Oxen.ai vs lakeFS: which one makes it easier to tie a deployed endpoint back to the exact dataset commit and model weights?
Most ML teams don’t get burned by model choice—they get burned when nobody can answer “which data trained which model that’s currently in production?” If you’re comparing Oxen.ai vs lakeFS, the core question is exactly that: which one makes it easier to tie a deployed endpoint back to the exact dataset commit and model weights?

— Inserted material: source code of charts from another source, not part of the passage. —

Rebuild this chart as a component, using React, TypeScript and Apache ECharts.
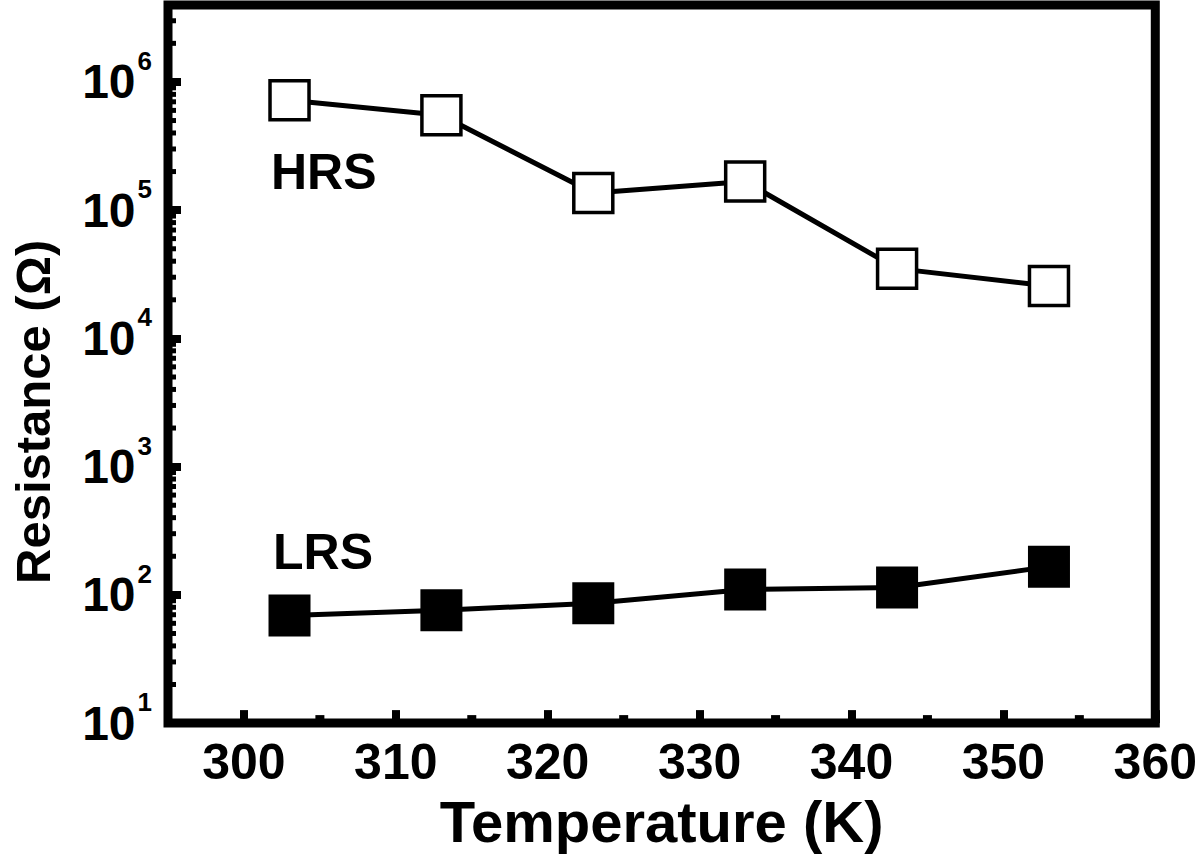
import React, { useEffect, useRef } from 'react';
import * as echarts from 'echarts';

// ---- data ----
const temperatures = [303, 313, 323, 333, 343, 353];
const hrsValues = [7.2e5, 5.5e5, 1.36e5, 1.67e5, 3.5e4, 2.56e4];
const lrsValues = [69, 76, 86, 110, 114, 166];

// ---- axis ticks ----
const xMinorTicks = [305, 315, 325, 335, 345, 355];
const yMinorTicks = [
  20, 30, 40, 50, 60, 70, 80, 90,
  200, 300, 400, 500, 600, 700, 800, 900,
  2000, 3000, 4000, 5000, 6000, 7000, 8000, 9000,
  20000, 30000, 40000, 50000, 60000, 70000, 80000, 90000,
  200000, 300000, 400000, 500000, 600000, 700000, 800000, 900000,
  2000000, 3000000,
];
const X_MIN = 295;
const X_MAX = 360;
const Y_MIN = 10;
const Y_MAX = Math.pow(10, 6.6);

const FONT = '"Liberation Sans", Arial, Helvetica, sans-serif';

export default function App() {
  const ref = useRef<HTMLDivElement>(null);

  useEffect(() => {
    document.body.style.margin = '0';
    const chart = echarts.init(ref.current as HTMLDivElement, null, { renderer: 'svg' });

    const option: any = {
      animation: false,
      backgroundColor: '#fff',
      grid: {
        left: 168,
        right: 42,
        top: 5,
        bottom: 130,
        show: true,
        borderColor: '#000',
        borderWidth: 9,
        backgroundColor: 'transparent',
      },
      xAxis: {
        type: 'value',
        min: X_MIN,
        max: X_MAX,
        splitNumber: 6,
        splitLine: { show: false },
        axisLine: { show: false },
        axisTick: { show: true, inside: true, length: 13, lineStyle: { color: '#000', width: 8 } },
        axisLabel: {
          margin: 14,
          color: '#000',
          fontFamily: FONT,
          fontWeight: 'bold',
          fontSize: 50,
          formatter: (v: number) => (Math.abs(v % 10) < 1e-9 ? String(v) : ''),
        },
        name: 'Temperature (K)',
        nameLocation: 'middle',
        nameGap: 68,
        nameTextStyle: { color: '#000', fontFamily: FONT, fontWeight: 'bold', fontSize: 58 },
      },
      yAxis: {
        type: 'log',
        logBase: 10,
        min: Y_MIN,
        max: Y_MAX,
        splitLine: { show: false },
        axisLine: { show: false },
        axisTick: { show: true, inside: true, length: 13, lineStyle: { color: '#000', width: 8 } },
        axisLabel: {
          margin: 16,
          color: '#000',
          formatter: (v: number) => {
            const e = Math.log10(v);
            const r = Math.round(e);
            if (Math.abs(e - r) > 1e-6) return '';
            return '{b|10}{s|' + r + '}';
          },
          rich: {
            b: { fontFamily: FONT, fontWeight: 'bold', fontSize: 48, lineHeight: 48, color: '#000', verticalAlign: 'middle' },
            s: { fontFamily: FONT, fontWeight: 'bold', fontSize: 26, lineHeight: 24, color: '#000', padding: [0, 0, 42, 2], verticalAlign: 'middle' },
          },
        },
      },
      graphic: [
        {
          type: 'text',
          x: 33,
          y: 584,
          rotation: Math.PI / 2,
          style: {
            text: 'Resistance (\u03A9)',
            font: 'bold 49px ' + FONT,
            fill: '#000',
            align: 'left',
            verticalAlign: 'middle',
            textAlign: 'left',
            textVerticalAlign: 'middle',
          },
        },
        {
          type: 'text',
          x: 271,
          y: 172,
          style: {
            text: 'HRS',
            font: 'bold 50px ' + FONT,
            fill: '#000',
            align: 'left',
            verticalAlign: 'middle',
            textAlign: 'left',
            textVerticalAlign: 'middle',
          },
        },
        {
          type: 'text',
          x: 273,
          y: 552,
          style: {
            text: 'LRS',
            font: 'bold 50px ' + FONT,
            fill: '#000',
            align: 'left',
            verticalAlign: 'middle',
            textAlign: 'left',
            textVerticalAlign: 'middle',
          },
        },
      ],
      series: [
        {
          name: 'HRS',
          type: 'line',
          data: temperatures.map((t, i) => [t, hrsValues[i]]),
          symbol: 'rect',
          symbolSize: 39,
          lineStyle: { color: '#000', width: 5 },
          itemStyle: { color: '#fff', borderColor: '#000', borderWidth: 3.5 },
          z: 3,
        },
        {
          name: 'LRS',
          type: 'line',
          data: temperatures.map((t, i) => [t, lrsValues[i]]),
          symbol: 'rect',
          symbolSize: 42,
          lineStyle: { color: '#000', width: 5 },
          itemStyle: { color: '#000', borderWidth: 0 },
          z: 3,
        },
        {
          type: 'custom',
          silent: true,
          clip: false,
          data: yMinorTicks.map((v) => [X_MIN, v]),
          renderItem: (params: any, api: any) => {
            const p = api.coord([api.value(0), api.value(1)]);
            return {
              type: 'rect',
              shape: { x: p[0], y: p[1] - 2.5, width: 8, height: 5 },
              style: { fill: '#000' },
            };
          },
          z: 5,
        },
        {
          type: 'custom',
          silent: true,
          clip: false,
          data: xMinorTicks.map((v) => [v, Y_MIN]),
          renderItem: (params: any, api: any) => {
            const p = api.coord([api.value(0), api.value(1)]);
            return {
              type: 'rect',
              shape: { x: p[0] - 4.5, y: p[1] - 8, width: 9, height: 8 },
              style: { fill: '#000' },
            };
          },
          z: 5,
        },
      ],
    };

    chart.setOption(option);
    return () => {
      chart.dispose();
    };
  }, []);

  return (
    <div
      ref={ref}
      style={{ position: 'fixed', left: 0, top: 0, width: 1200, height: 855, background: '#fff' }}
    />
  );
}
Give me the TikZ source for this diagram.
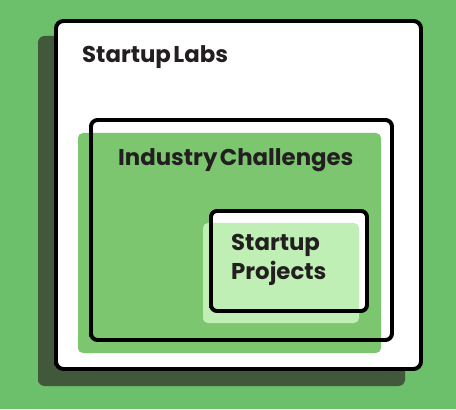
\documentclass[tikz,border=0pt]{standalone}
\usepackage{fontspec}
\setmainfont{Poppins}[WordSpace=0.5]
\usepackage{tkz-euclide}
\definecolor{bggreen}{HTML}{6CBF6B}
\definecolor{shadowgreen}{HTML}{41593A}
\definecolor{midgreen}{HTML}{7BC66E}
\definecolor{lightgreen}{HTML}{C0EFB5}
\definecolor{inkdark}{HTML}{231F20}
\tikzset{boxtitle/.style={anchor=base west,inner sep=0pt,text=inkdark,
    font=\fontsize{26}{32}\selectfont\bfseries}}

\begin{document}
\begin{tikzpicture}
\tkzDefPoint(0,0){bgA}
\tkzDefPoint(18.24,0){bgB}
\tkzDefPoint(18.24,16.36){bgC}
\tkzDefPoint(0,16.36){bgD}
\tkzFillPolygon[fill=bggreen](bgA,bgB,bgC,bgD)

% shadow of the lab box
  \tkzDefPoint(1.52,0.92){sA}
  \tkzDefPoint(16.2,0.92){sB}
  \tkzDefPoint(16.2,14.92){sC}
  \tkzDefPoint(1.52,14.92){sD}
\tkzFillPolygon[fill=shadowgreen,rounded corners=0.26cm](sA,sB,sC,sD)

\tkzDefPoint(2.24,1.6){labA}
\tkzDefPoint(16.84,1.6){labB}
\tkzDefPoint(16.84,15.52){labC}
\tkzDefPoint(2.24,15.52){labD}
\tkzDrawPolygon[line width=4.5pt,fill=white,rounded corners=0.3cm](labA,labB,labC,labD)

  \tkzDefPoint(3.28,13.84){tLab}
  \tkzLabelPoint[boxtitle](tLab){Startup Labs}

% industry challenges
  \tkzDefPoint(3.12,2.24){mA}
  \tkzDefPoint(15.24,2.24){mB}
  \tkzDefPoint(15.24,11.04){mC}
  \tkzDefPoint(3.12,11.04){mD}
\tkzFillPolygon[fill=midgreen,rounded corners=0.2cm](mA,mB,mC,mD)

\tkzDefPoint(3.64,2.76){indA}
\tkzDefPoint(15.68,2.76){indB}
\tkzDefPoint(15.68,11.56){indC}
\tkzDefPoint(3.64,11.56){indD}
\tkzDrawPolygon[line width=4.5pt,rounded corners=0.26cm](indA,indB,indC,indD)

  \tkzDefPoint(4.72,9.72){tInd}
  \tkzLabelPoint[boxtitle](tInd){Industry Challenges}

% startup projects
\tkzDefPoint(8.44,3.92){prA}
\tkzDefPoint(14.68,3.92){prB}
\tkzDefPoint(14.68,7.92){prC}
\tkzDefPoint(8.44,7.92){prD}
\tkzFillPolygon[fill=white,rounded corners=0.24cm](prA,prB,prC,prD)

  \tkzDefPoint(8.12,3.44){lA}
  \tkzDefPoint(14.36,3.44){lB}
  \tkzDefPoint(14.36,7.44){lC}
  \tkzDefPoint(8.12,7.44){lD}
\tkzFillPolygon[fill=lightgreen,rounded corners=0.2cm](lA,lB,lC,lD)

\tkzDrawPolygon[line width=4.5pt,rounded corners=0.24cm](prA,prB,prC,prD)

  \tkzDefPoint(9.24,6.32){tPr}
  \tkzLabelPoint[boxtitle](tPr){Startup}
  \tkzDefPoint(9.24,5.2){tPrb}
  \tkzLabelPoint[boxtitle](tPrb){Projects}

\end{tikzpicture}
\end{document}
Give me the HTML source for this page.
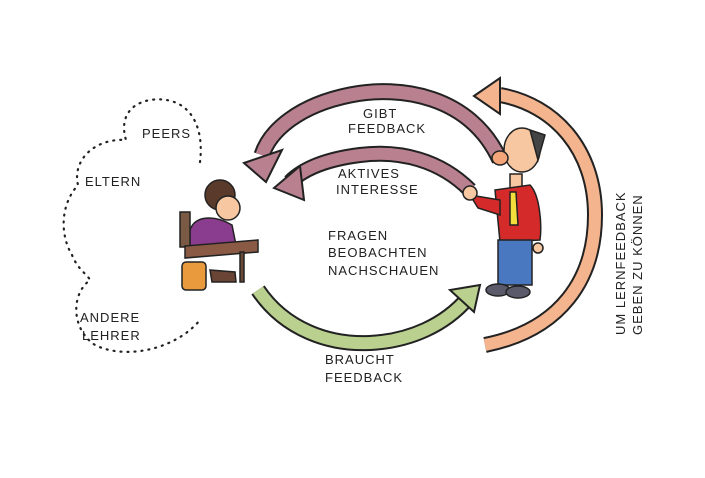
<!DOCTYPE html>
<html><head><meta charset="utf-8"><style>
html,body{margin:0;padding:0;background:#fff;}
svg{display:block;}
text{font-family:"Liberation Sans",sans-serif;font-size:13px;fill:#222;letter-spacing:1px;}
</style></head><body>
<svg width="705" height="478" viewBox="0 0 705 478" xmlns="http://www.w3.org/2000/svg">
<rect width="705" height="478" fill="#fff"/>
<!-- dotted cloud -->
<path d="M200,162 C205,120 185,95 150,100 C128,104 120,120 126,140 C95,138 72,160 78,185 C60,205 60,235 72,255 C78,270 88,275 90,280 C70,295 72,330 95,345 C125,360 175,350 200,320" fill="none" stroke="#222" stroke-width="2.2" stroke-dasharray="1 6" stroke-linecap="round"/>
<!-- pink big arrow -->
<path d="M500,160 C470,95 400,85 350,95 C300,105 270,130 262,155" fill="none" stroke="#222" stroke-width="17"/>
<path d="M500,160 C470,95 400,85 350,95 C300,105 270,130 262,155" fill="none" stroke="#b9818f" stroke-width="13"/>
<polygon points="244,163 282,150 266,182" fill="#b9818f" stroke="#222" stroke-width="2"/>
<!-- pink small arrow -->
<path d="M470,190 C440,160 400,150 360,155 C320,160 300,172 290,182" fill="none" stroke="#222" stroke-width="16"/>
<path d="M470,190 C440,160 400,150 360,155 C320,160 300,172 290,182" fill="none" stroke="#b9818f" stroke-width="12"/>
<polygon points="274,188 300,166 304,200" fill="#b9818f" stroke="#222" stroke-width="2"/>
<!-- green arrow -->
<path d="M258,290 C285,330 330,345 370,343 C410,341 445,325 468,298" fill="none" stroke="#222" stroke-width="16"/>
<path d="M258,290 C285,330 330,345 370,343 C410,341 445,325 468,298" fill="none" stroke="#b9d08e" stroke-width="12"/>
<polygon points="480,285 450,290 474,312" fill="#b9d08e" stroke="#222" stroke-width="2"/>
<!-- orange arrow -->
<path d="M485,345 C560,330 595,280 595,215 C595,150 555,105 500,95" fill="none" stroke="#222" stroke-width="16"/>
<path d="M485,345 C560,330 595,280 595,215 C595,150 555,105 500,95" fill="none" stroke="#f4b48e" stroke-width="12"/>
<polygon points="474,96 500,78 500,114" fill="#f4b48e" stroke="#222" stroke-width="2"/>
<!-- student -->
<g stroke="#222" stroke-width="1.5">
<circle cx="220" cy="195" r="15" fill="#5a3a2a"/>
<ellipse cx="228" cy="208" rx="12" ry="12" fill="#f6c7a0"/>
<path d="M190,230 C195,215 215,215 232,225 L236,245 L190,248 Z" fill="#8a3c8e"/>
<rect x="180" y="212" width="10" height="35" fill="#7a5a45"/>
<polygon points="185,246 258,240 258,252 185,258" fill="#8a5a45"/>
<rect x="240" y="252" width="4" height="30" fill="#6a4a35"/>
<rect x="182" y="262" width="24" height="28" rx="4" fill="#e89a3c"/>
<path d="M210,270 L235,272 L236,282 L212,282 Z" fill="#6a4535"/>
</g>
<!-- teacher -->
<g stroke="#222" stroke-width="1.5">
<ellipse cx="522" cy="150" rx="18" ry="22" fill="#f6c7a0"/>
<path d="M530,130 L545,135 L538,160 Z" fill="#444"/>
<ellipse cx="500" cy="158" rx="8" ry="7" fill="#f4a57a"/>
<rect x="510" y="174" width="12" height="16" fill="#f6c7a0"/>
<path d="M495,190 L530,185 C540,195 542,225 540,240 L500,242 Z" fill="#d42a2a"/>
<path d="M470,195 L500,200 L500,215 L478,208 Z" fill="#d42a2a"/>
<circle cx="470" cy="193" r="7" fill="#f6c7a0"/>
<polygon points="510,192 516,192 518,225 510,225" fill="#f4de3c"/>
<rect x="498" y="240" width="34" height="45" fill="#4a78c0"/>
<ellipse cx="498" cy="290" rx="12" ry="6" fill="#5a5a6a"/>
<ellipse cx="518" cy="292" rx="12" ry="6" fill="#5a5a6a"/>
<circle cx="538" cy="248" r="5" fill="#f6c7a0"/>
</g>
<!-- labels -->
<text x="363" y="118">GIBT</text>
<text x="348" y="133">FEEDBACK</text>
<text x="338" y="178">AKTIVES</text>
<text x="336" y="194">INTERESSE</text>
<text x="328" y="240">FRAGEN</text>
<text x="328" y="257">BEOBACHTEN</text>
<text x="328" y="275">NACHSCHAUEN</text>
<text x="325" y="364">BRAUCHT</text>
<text x="325" y="382">FEEDBACK</text>
<text x="142" y="138">PEERS</text>
<text x="85" y="186">ELTERN</text>
<text x="80" y="322">ANDERE</text>
<text x="82" y="340">LEHRER</text>
<text transform="translate(625,335) rotate(-90)">UM LERNFEEDBACK</text>
<text transform="translate(642,335) rotate(-90)">GEBEN ZU KÖNNEN</text>
</svg>
</body></html>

Quick Answer: lakeFS gives you Git-style versioning over object storage, but it stops at the storage layer. Oxen.ai extends Git-like versioning all the way through fine-tuning and serverless deployment, so every endpoint is natively tied back to a specific dataset version and model weights inside the same platform. If your goal is “click an endpoint → see exactly which commit of which dataset and which weights it’s running,” Oxen is the straighter path.
Why This Matters
If you can’t trace a production endpoint back to the exact dataset commit and model revision, you can’t debug regressions, satisfy audits, or safely ship new versions. You’re stuck with guess-and-check: diffing S3 folders, grepping run IDs in some experiment tracker, hoping a spreadsheet is up to date.
That might be tolerable for a one-off prototype. It collapses once you have:
- Multiple teams touching the same dataset
- Several fine-tuned variants of the same base model
- Endpoints deployed across staging, canary, and prod
The real question behind “Oxen.ai vs lakeFS” is: do you want to glue together storage versioning + training + deployment yourself, or do you want a single surface where dataset commits, model weights, and serverless endpoints live in one graph?
Key Benefits:
- Stronger lineage: Oxen makes “which dataset commit trained this endpoint?” a first-class link, not a sidecar convention you manage yourself.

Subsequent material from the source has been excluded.